Najnowszy raport Państwowego Instytutu Geologicznego prognozuje znacznie mniejsze zasoby gazu łupkowego w Polsce, niż wynikało z raportu amerykańskiej Agencji ds. Energii (EIA). Nie zniechęcił jednak inwestorów do dalszych poszukiwań tego surowca w naszym kraju. PIG obliczył, że złoża niekonwencjonalnego gazu w Polsce prawdopodobnie mieszczą się w przedziale od 346 do 768 mld m. sześc. Tymczasem raport EIA mówił o największych zasobach w Europie wielkości 5,3 bln m. sześc.
– Nie przejmujemy się dokumentem PIG. Każda firma, która zaangażowała się w poszukiwania gazu w Polsce, wykonuje własne analizy i żaden raport ich nie wystraszy – przekonywał Wiesław Prugar, prezes Orlen Upstream podczas konferencji pt. „Gaz łupkowy – nadzieje i oczekiwania", zorganizowanej przez „Rzeczpospolitą" i Gazetę Giełdy „Parkiet".

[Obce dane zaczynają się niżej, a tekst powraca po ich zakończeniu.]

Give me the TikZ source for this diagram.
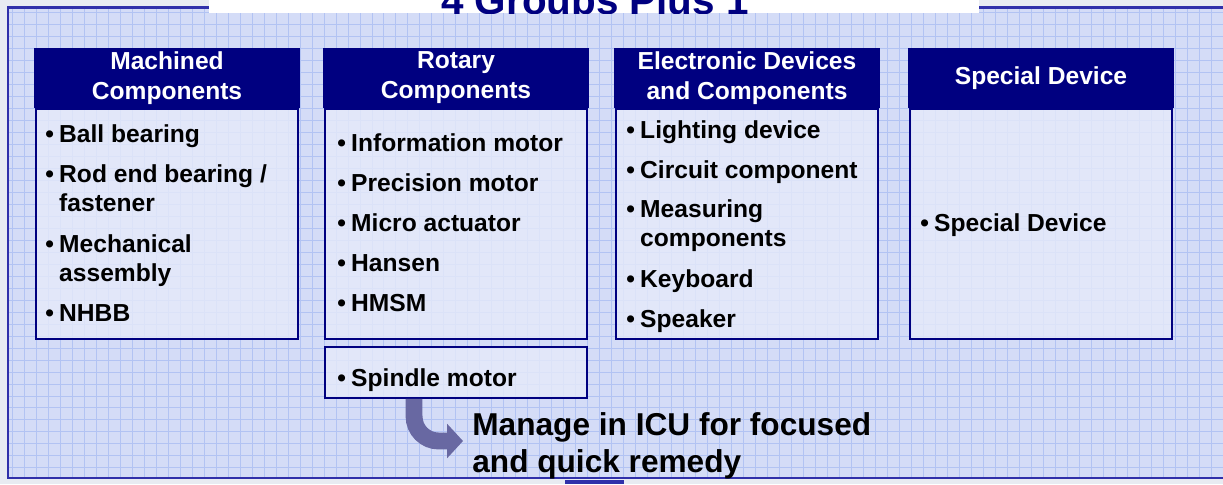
\documentclass[tikz,border=0pt]{standalone}
\usepackage{fontspec}
\setmainfont{Liberation Sans}
\usetikzlibrary{positioning,arrows.meta,calc}
\definecolor{SlideNavy}{RGB}{0,0,128}
\definecolor{PanelBlue}{RGB}{212,220,247}
\definecolor{GridBlue}{RGB}{178,195,243}
\definecolor{BodyBlue}{RGB}{230,234,250}
\definecolor{FrameBlue}{RGB}{48,48,170}
\definecolor{PageGray}{RGB}{232,235,242}
\definecolor{ArrowPurple}{RGB}{104,104,162}
\newcommand{\bl}{\textbullet\hspace{3pt}}
\newcommand{\ind}{\hphantom{\textbullet\hspace{3pt}}}

\begin{document}
\begin{tikzpicture}[x=0.02cm,y=-0.02cm,
    every node/.style={font=\bfseries},
    hdr/.style={fill=SlideNavy,text=white,minimum width=5.32cm,minimum height=1.2cm,align=center,inner sep=0pt,font=\bfseries\fontsize{14}{17}\selectfont},
    bodybox/.style={draw=SlideNavy,line width=1.1pt,fill=BodyBlue,fill opacity=0.8,minimum width=5.24cm,minimum height=4.6cm,anchor=north,inner sep=0pt},
    itm/.style={anchor=base west,align=left,inner sep=0pt,font=\bfseries\fontsize{14}{16.4}\selectfont}]
  \clip (0,0) rectangle (1223,484);
  \useasboundingbox (0,0) rectangle (1223,484);
  \fill[PageGray] (0,0) rectangle (1223,484);
  % panel with grid
  \fill[PanelBlue] (8,7.5) rectangle (1240,478);
  \draw[GridBlue,line width=0.5pt,step=0.24cm] (9,9) grid (1223,477);
  \draw[FrameBlue,line width=1.2pt] (1240,7.5) -- (8,7.5) -- (8,478) -- (1240,478);
  % title bar
  \fill[white] (209,0) rectangle (979,13);
  \begin{scope}
    \clip (0,0) rectangle (1223,13.5);
    \node[anchor=base,text=SlideNavy,inner sep=0pt,font=\bfseries\fontsize{23}{28}\selectfont] (title) at (595,14) {4 Groups Plus 1};
  \end{scope}

  % headers
  \node[hdr] (h1) at (167,78) {Machined\\Components};
  \node[hdr] (h2) at (456,78) {Rotary\\Components};
  \node[hdr] (h3) at (747,78) {Electronic Devices\\and Components};
  \node[hdr] (h4) at (1041,78) {Special Device};
  % bodies
  \node[bodybox] (b1) at (h1.south) {};
  \node[bodybox] (b2) at (h2.south) {};
  \node[bodybox] (b3) at (h3.south) {};
  \node[bodybox] (b4) at (h4.south) {};
  \node[bodybox,minimum height=1.02cm,anchor=center] (sp) at (456,372.5) {};

  % machined (base = last line)
  \node[itm] (m1) at (45,142) {\bl Ball bearing};
  \node[itm] (m2) at (45,211) {\bl Rod end bearing /\\\ind fastener};
  \node[itm] (m3) at (45,281) {\bl Mechanical\\\ind assembly};
  \node[itm] (m4) at (45,321) {\bl NHBB};
  % rotary
  \node[itm] (r1) at (337,151) {\bl Information motor};
  \node[itm] (r2) at (337,191) {\bl Precision motor};
  \node[itm] (r3) at (337,231) {\bl Micro actuator};
  \node[itm] (r4) at (337,271) {\bl Hansen};
  \node[itm] (r5) at (337,311) {\bl HMSM};
  \node[itm] (r6) at (337,386) {\bl Spindle motor};
  % electronic
  \node[itm] (e1) at (626,138) {\bl Lighting device};
  \node[itm] (e2) at (626,178) {\bl Circuit component};
  \node[itm] (e3) at (626,246) {\bl Measuring\\\ind components};
  \node[itm] (e4) at (626,287) {\bl Keyboard};
  \node[itm] (e5) at (626,327) {\bl Speaker};
  % special
  \node[itm] (s1) at (920,231) {\bl Special Device};

  % ICU note
  \node[anchor=base west,align=left,inner sep=0pt,font=\bfseries\fontsize{18}{21}\selectfont] (icu) at (472,472) {Manage in ICU for focused\\and quick remedy};
  \coordinate (tip) at (463,441);
  \draw[ArrowPurple,line width=9.6pt,rounded corners=14pt,-{Triangle[length=9pt,width=19pt]}] ($(sp.south west)+(90,0)$) |- (tip);

  \fill[FrameBlue] (565,480) rectangle (624,484);
\end{tikzpicture}
\end{document}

Prugar zapowiedział też, że tylko w tym roku Orlen Upstream, spółka w 100 proc. zależna od PKN Orlen, planuje wywiercić do sześciu otworów badawczych na terenie swoich koncesji. – Nie widzimy przesłanek, by zaprzestać prac – dodał.
To samo przyznawał Marek Karabuła, wiceprezes Polskiego Górnictwa Naftowego i Gazownictwa, które również prowadzi prace poszukiwawcze. – Żeby urealnić szacunki złóż gazu w naszym kraju, trzeba wykonać jak najwięcej odwiertów. Wiercimy otwór w Lubyczy Królewskiej na Lubelszczyźnie, na południu naszego obszaru koncesyjnego. Jeszcze w tym roku zapalimy tam flarę – zapowiedział Karabuła. Oznacza to, że spółka potwierdzi występowanie gazu na terenie koncesji.
Inwestorzy przyznali, że prace poszukiwawcze można by prowadzić szybciej. – Ale my prowadzimy przedsiębiorstwo, a nie instytucję badawczą. Dlatego każdy nasz krok musi być poprzedzony dokładnymi analizami, co wymaga czasu – zaznaczył Karabuła.